Truncada, peça se arrasta em diálogos enormes
‘Jornada de um Imbecil’, de Plínio Marcos, faz de personagens palhaços, mas alegoria parece dissociada do poder crítico
TEATRO Jornada de um Imbecil até o Entendimento ***** CCSP, r. Vergueiro, 1.000. Sex. e sáb., às 21h, dom., às 20h. Até 16/12. Ingr.: R$ 30. 14 anos Há 50 anos estreava no Rio a primeira montagem de “Jornada de um Imbecil até o Entendimento”, de Plínio Marcos. O espetáculo do Grupo Opinião foi dirigido por João das Neves, que viveu toda a sua vida buscando um sentido de resistência para o teatro.
A montagem atual com direção de Helio Cicero começa com uma homenagem ao antigo diretor do Opinião, morto em agosto. O elenco entra cantando “Silêncio no Bexiga”, de Geraldo Filme. A canção é um réquiem sobre a morte de Pato Nágua, antológico mestre de bateria da Vai-Vai e uma das primeiras vítimas do grupo de extermínio da polícia paulista chamado Esquadrão da Morte. Isso em 1969, pouco após a promulgação do AI-5.

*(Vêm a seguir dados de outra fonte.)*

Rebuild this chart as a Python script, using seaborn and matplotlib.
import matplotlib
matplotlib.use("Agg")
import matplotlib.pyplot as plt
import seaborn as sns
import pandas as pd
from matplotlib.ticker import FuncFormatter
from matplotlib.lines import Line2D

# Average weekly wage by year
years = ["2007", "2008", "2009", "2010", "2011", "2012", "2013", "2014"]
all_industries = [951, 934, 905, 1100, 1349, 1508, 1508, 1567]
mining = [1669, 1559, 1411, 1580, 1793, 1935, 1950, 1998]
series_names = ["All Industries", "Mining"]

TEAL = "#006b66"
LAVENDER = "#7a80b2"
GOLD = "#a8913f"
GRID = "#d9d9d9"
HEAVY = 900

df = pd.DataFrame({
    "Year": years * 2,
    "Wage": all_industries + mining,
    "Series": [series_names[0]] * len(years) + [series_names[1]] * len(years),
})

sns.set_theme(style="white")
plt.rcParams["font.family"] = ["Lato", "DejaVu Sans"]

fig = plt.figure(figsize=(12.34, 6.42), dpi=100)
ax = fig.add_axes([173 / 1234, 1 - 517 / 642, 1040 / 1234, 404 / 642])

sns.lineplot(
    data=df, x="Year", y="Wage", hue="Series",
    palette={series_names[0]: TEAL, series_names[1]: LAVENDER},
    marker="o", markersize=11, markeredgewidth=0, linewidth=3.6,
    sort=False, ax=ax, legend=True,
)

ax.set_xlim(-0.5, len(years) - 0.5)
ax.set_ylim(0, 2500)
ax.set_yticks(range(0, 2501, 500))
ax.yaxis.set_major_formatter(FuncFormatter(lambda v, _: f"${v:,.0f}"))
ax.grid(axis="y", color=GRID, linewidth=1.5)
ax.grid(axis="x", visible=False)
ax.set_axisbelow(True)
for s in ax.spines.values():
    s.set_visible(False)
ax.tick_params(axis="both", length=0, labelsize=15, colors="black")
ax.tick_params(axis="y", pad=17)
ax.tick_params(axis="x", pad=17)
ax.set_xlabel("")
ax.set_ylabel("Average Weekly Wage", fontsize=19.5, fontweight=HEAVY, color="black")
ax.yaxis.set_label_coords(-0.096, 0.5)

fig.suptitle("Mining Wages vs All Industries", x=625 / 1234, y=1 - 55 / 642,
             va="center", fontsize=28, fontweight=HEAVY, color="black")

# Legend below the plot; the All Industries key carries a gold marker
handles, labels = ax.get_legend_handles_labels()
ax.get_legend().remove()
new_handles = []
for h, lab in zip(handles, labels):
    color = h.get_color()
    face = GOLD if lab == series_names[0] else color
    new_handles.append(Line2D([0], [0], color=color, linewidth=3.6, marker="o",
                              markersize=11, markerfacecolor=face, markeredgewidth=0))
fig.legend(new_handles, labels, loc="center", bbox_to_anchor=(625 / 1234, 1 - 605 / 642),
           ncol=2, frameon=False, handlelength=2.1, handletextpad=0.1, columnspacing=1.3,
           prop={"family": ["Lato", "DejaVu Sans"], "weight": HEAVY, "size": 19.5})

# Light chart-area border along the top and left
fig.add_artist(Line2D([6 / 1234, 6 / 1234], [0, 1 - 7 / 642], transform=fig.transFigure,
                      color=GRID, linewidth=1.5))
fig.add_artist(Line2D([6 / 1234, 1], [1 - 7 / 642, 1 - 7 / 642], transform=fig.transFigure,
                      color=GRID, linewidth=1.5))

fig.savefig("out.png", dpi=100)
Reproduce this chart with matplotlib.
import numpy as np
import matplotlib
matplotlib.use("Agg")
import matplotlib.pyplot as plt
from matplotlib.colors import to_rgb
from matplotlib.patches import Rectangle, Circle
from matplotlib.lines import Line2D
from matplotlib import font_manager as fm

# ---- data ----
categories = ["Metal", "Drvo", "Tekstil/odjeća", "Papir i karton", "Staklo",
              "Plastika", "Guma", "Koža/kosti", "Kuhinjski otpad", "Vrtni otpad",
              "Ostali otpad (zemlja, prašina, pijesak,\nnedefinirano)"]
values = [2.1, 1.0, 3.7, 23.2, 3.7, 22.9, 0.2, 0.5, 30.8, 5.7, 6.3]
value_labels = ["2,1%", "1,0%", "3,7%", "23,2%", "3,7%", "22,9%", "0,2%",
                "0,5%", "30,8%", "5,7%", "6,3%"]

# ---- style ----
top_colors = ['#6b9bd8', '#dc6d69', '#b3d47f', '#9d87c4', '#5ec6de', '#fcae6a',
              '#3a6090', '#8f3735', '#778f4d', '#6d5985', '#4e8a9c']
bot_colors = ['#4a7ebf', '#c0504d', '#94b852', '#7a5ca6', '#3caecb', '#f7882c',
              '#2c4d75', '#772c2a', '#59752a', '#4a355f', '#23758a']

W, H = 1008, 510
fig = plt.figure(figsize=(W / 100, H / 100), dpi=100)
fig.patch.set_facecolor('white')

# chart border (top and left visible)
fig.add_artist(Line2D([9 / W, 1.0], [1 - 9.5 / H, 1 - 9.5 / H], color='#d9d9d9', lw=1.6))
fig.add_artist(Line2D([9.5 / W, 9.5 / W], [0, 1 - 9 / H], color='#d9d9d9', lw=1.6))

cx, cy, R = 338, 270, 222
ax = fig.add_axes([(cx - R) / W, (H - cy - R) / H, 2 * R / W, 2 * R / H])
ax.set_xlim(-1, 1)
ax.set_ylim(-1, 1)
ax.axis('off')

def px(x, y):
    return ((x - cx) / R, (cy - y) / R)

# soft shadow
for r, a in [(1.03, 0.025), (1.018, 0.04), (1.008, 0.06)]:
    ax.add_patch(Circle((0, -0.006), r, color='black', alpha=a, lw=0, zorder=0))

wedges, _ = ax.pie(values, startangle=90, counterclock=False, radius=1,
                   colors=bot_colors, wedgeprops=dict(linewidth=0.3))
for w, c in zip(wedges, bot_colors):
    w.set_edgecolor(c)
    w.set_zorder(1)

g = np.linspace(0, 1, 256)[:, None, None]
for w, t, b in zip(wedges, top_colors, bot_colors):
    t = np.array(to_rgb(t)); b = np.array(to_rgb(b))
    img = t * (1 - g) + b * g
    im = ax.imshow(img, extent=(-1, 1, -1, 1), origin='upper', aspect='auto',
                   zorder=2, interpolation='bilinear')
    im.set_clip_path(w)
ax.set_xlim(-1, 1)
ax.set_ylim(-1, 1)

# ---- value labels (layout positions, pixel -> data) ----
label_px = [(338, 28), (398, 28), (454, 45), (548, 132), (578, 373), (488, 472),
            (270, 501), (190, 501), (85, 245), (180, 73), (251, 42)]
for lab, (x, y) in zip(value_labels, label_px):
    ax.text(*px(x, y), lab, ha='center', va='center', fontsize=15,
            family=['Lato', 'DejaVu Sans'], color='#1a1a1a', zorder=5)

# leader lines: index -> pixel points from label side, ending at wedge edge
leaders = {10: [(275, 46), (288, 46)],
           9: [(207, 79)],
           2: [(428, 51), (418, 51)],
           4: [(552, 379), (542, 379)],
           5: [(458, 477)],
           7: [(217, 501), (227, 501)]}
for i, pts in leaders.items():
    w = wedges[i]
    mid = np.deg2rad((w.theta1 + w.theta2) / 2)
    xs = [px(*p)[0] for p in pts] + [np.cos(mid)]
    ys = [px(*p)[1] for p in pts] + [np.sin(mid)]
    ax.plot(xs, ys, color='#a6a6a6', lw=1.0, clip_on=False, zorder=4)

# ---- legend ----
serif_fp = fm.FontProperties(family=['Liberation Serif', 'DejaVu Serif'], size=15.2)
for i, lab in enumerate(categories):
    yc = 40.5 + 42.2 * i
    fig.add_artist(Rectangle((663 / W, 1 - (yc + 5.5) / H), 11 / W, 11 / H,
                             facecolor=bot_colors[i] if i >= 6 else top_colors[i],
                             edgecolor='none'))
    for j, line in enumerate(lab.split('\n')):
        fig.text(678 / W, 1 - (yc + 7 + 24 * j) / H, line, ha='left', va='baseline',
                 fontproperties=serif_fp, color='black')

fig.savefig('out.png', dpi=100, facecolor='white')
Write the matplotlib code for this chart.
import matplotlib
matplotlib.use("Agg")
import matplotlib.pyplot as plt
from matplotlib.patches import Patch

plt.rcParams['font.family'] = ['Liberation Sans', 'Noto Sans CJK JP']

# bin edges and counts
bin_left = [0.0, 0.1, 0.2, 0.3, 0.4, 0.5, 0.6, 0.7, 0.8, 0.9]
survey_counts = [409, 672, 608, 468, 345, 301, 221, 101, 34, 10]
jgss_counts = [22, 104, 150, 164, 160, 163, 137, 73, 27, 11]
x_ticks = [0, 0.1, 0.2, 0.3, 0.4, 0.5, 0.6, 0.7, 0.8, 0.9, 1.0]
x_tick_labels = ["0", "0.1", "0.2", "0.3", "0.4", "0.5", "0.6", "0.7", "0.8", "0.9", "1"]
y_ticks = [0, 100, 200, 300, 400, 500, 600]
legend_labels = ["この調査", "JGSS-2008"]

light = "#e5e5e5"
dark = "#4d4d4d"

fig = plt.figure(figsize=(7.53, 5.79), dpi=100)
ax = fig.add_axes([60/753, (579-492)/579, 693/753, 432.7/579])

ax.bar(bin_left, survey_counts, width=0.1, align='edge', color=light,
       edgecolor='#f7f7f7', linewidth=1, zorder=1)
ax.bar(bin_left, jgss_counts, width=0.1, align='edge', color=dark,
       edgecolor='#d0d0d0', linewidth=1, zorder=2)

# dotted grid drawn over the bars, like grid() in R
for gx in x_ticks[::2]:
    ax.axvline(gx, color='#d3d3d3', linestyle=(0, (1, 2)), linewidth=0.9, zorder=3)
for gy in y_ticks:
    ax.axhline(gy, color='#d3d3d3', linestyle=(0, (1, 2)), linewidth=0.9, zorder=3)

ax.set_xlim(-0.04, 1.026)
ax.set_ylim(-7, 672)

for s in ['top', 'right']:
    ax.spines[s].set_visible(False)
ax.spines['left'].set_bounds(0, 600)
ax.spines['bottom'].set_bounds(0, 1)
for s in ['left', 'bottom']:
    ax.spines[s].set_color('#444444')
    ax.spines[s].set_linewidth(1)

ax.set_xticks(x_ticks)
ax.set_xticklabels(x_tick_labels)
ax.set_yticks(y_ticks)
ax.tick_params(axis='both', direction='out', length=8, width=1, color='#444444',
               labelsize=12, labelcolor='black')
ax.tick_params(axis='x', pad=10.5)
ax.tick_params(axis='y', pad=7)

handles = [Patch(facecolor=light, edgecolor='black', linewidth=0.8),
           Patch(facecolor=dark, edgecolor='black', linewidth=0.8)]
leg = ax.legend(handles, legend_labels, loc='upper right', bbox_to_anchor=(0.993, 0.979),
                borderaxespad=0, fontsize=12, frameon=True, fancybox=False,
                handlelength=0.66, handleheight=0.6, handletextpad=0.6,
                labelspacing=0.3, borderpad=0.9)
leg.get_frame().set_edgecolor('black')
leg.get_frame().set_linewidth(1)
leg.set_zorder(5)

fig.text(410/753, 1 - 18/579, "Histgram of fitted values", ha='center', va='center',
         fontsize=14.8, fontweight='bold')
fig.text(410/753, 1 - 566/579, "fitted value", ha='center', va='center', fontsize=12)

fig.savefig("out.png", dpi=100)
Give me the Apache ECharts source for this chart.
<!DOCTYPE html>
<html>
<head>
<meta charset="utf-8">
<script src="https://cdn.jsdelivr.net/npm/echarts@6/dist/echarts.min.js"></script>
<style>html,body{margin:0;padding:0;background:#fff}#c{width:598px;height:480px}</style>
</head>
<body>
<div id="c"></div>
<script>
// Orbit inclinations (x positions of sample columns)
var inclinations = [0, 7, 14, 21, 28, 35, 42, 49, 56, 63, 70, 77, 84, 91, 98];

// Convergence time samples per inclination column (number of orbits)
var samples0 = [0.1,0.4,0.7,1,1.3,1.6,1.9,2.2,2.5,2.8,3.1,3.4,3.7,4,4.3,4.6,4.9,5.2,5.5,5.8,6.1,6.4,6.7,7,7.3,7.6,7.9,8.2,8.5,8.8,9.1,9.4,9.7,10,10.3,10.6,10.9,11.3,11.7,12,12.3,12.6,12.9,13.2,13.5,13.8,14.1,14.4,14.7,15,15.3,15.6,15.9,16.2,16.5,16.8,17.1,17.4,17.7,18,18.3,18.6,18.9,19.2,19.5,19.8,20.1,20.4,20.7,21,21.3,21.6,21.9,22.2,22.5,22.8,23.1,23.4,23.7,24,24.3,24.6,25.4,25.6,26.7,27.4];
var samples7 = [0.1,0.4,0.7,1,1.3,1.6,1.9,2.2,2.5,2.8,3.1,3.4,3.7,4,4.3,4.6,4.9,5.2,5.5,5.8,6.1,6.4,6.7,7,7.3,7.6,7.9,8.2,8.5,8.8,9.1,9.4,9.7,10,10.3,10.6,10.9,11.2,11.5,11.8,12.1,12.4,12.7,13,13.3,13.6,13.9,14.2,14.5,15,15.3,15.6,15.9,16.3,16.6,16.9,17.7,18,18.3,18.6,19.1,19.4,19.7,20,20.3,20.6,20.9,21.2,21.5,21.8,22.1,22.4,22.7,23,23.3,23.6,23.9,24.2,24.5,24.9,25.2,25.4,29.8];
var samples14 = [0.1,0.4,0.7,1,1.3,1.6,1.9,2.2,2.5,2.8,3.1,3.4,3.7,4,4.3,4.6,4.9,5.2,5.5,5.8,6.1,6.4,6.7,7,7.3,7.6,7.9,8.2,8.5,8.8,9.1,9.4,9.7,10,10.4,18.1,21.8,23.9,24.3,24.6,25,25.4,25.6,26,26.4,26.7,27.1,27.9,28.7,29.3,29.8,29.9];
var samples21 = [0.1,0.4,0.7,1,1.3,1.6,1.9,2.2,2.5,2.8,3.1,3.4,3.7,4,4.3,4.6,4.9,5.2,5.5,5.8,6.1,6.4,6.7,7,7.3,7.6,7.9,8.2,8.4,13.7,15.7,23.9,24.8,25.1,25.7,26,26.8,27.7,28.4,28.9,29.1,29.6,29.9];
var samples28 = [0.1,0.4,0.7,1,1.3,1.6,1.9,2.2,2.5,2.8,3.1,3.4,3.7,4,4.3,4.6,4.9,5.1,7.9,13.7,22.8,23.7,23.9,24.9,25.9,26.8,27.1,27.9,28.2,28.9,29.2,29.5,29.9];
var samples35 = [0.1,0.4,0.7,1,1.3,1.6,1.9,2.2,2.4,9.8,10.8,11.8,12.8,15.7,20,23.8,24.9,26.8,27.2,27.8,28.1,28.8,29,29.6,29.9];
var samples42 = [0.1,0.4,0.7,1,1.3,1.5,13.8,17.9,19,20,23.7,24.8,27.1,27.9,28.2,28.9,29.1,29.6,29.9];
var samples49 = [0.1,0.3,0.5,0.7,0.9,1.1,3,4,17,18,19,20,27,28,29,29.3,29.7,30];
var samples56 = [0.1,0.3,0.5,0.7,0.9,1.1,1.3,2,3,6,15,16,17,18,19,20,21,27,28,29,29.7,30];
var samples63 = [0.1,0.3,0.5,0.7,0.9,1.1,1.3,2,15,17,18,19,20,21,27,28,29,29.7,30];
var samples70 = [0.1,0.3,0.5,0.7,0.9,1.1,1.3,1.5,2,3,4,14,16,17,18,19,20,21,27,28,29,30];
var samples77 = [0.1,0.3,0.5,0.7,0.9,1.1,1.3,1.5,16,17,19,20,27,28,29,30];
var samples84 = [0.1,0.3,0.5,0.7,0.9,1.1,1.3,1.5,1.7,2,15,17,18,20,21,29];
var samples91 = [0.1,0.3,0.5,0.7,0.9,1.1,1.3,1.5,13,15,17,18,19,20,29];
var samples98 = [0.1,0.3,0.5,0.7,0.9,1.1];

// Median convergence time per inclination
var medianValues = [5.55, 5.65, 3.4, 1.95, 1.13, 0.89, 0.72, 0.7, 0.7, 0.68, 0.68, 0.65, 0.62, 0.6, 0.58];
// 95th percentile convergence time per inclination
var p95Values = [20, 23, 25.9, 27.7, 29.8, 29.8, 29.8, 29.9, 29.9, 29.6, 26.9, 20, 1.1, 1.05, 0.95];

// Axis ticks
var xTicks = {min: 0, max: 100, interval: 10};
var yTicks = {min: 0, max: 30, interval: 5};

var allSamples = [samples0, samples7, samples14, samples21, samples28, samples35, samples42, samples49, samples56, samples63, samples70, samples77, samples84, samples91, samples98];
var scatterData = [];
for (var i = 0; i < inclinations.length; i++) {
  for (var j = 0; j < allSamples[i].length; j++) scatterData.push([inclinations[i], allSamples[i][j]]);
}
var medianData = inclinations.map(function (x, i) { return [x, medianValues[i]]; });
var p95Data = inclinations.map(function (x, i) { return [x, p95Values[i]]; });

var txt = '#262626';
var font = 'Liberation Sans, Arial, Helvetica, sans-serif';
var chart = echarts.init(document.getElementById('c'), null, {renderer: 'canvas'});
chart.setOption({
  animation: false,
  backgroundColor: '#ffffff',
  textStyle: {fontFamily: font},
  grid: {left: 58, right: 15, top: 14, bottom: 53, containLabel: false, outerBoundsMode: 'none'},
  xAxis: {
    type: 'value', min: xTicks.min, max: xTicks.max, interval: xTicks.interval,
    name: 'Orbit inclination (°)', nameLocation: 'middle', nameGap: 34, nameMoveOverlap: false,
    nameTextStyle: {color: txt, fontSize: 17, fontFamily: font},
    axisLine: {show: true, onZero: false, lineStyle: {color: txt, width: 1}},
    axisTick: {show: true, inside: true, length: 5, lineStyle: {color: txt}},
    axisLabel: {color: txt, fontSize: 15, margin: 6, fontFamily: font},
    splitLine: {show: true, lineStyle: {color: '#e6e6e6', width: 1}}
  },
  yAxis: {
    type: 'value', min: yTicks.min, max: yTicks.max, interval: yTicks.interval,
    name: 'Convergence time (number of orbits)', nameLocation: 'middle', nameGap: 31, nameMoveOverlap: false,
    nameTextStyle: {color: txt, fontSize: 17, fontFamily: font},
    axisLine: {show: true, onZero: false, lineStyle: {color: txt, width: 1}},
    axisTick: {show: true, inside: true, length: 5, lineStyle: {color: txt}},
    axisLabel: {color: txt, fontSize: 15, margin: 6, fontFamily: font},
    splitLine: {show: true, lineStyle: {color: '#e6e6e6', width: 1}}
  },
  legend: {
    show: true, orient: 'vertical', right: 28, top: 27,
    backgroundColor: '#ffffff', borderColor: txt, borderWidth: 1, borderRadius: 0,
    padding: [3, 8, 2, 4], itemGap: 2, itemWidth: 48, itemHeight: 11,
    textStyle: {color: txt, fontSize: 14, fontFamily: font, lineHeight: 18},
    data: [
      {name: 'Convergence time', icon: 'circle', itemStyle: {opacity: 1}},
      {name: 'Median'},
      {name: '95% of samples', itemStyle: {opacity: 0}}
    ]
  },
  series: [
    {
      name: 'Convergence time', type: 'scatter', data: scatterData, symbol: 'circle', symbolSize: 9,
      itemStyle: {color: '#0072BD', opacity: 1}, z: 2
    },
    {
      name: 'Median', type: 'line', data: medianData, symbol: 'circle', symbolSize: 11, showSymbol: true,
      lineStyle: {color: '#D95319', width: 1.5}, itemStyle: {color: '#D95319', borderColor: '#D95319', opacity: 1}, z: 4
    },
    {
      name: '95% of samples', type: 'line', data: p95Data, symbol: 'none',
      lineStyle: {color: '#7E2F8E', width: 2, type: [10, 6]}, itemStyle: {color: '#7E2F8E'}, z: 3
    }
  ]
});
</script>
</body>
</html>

Como um lamento, a palavra “silêncio” fecha a canção e dá início ao espetáculo. O luto pela morte de João das Neves é, ao mesmo tempo, a lembrança doída da violência praticada na ditadura militar.
Em tempos de apagamento e reescrita do passado, é um gesto importante e que merece destaque. Além de ser uma bela forma de conexão com a memória e com a obra de Plínio, sempre atento aos excluídos. Em contrapartida, o empenho pela homenagem beira a reverência. De modo que a montagem acaba por subscrever problemas da peça.
“Jornada de um Imbecil” é um texto que foge ao tratamento naturalista recorrente na dramaturgia do autor. Com inspiração tropicalista, a peça se esforça em apresentar uma alegoria sobre o capitalismo periférico que vá além do retrato da tragédia social.
Mas a peça não possui aquela objetividade cirúrgica que caracteriza suas mais famosas obras, como “Navalha na carne” e “Dois Perdidos numa Noite Suja”. “Jornada” se arrasta em diálogos enormes descolados das situações que os originam, a trama é truncada e repleta de comentários óbvios, displicência crítica e desordem estrutural.
O espetáculo atual segue o tratamento dado por Plínio e faz das personagens palhaços. Mas o excesso de conversação atravanca o jogo popular circense e este, quando funciona melhor, parece dissociado do poder crítico da alegoria.
Apesar de algumas inserções curiosas, como o coro de jovens vestidos em trajes de gala ou o referencial cenográfico inspirado em Banksy, o resultado é acanhado, reverbera os limites da peça e, sobretudo, esforça-se pouco em tentar inscrever o debate nas circunstâncias atuais.
O importante gesto de olhar com atenção e respeito ao passado torna-se um memorialismo sem brilho próprio.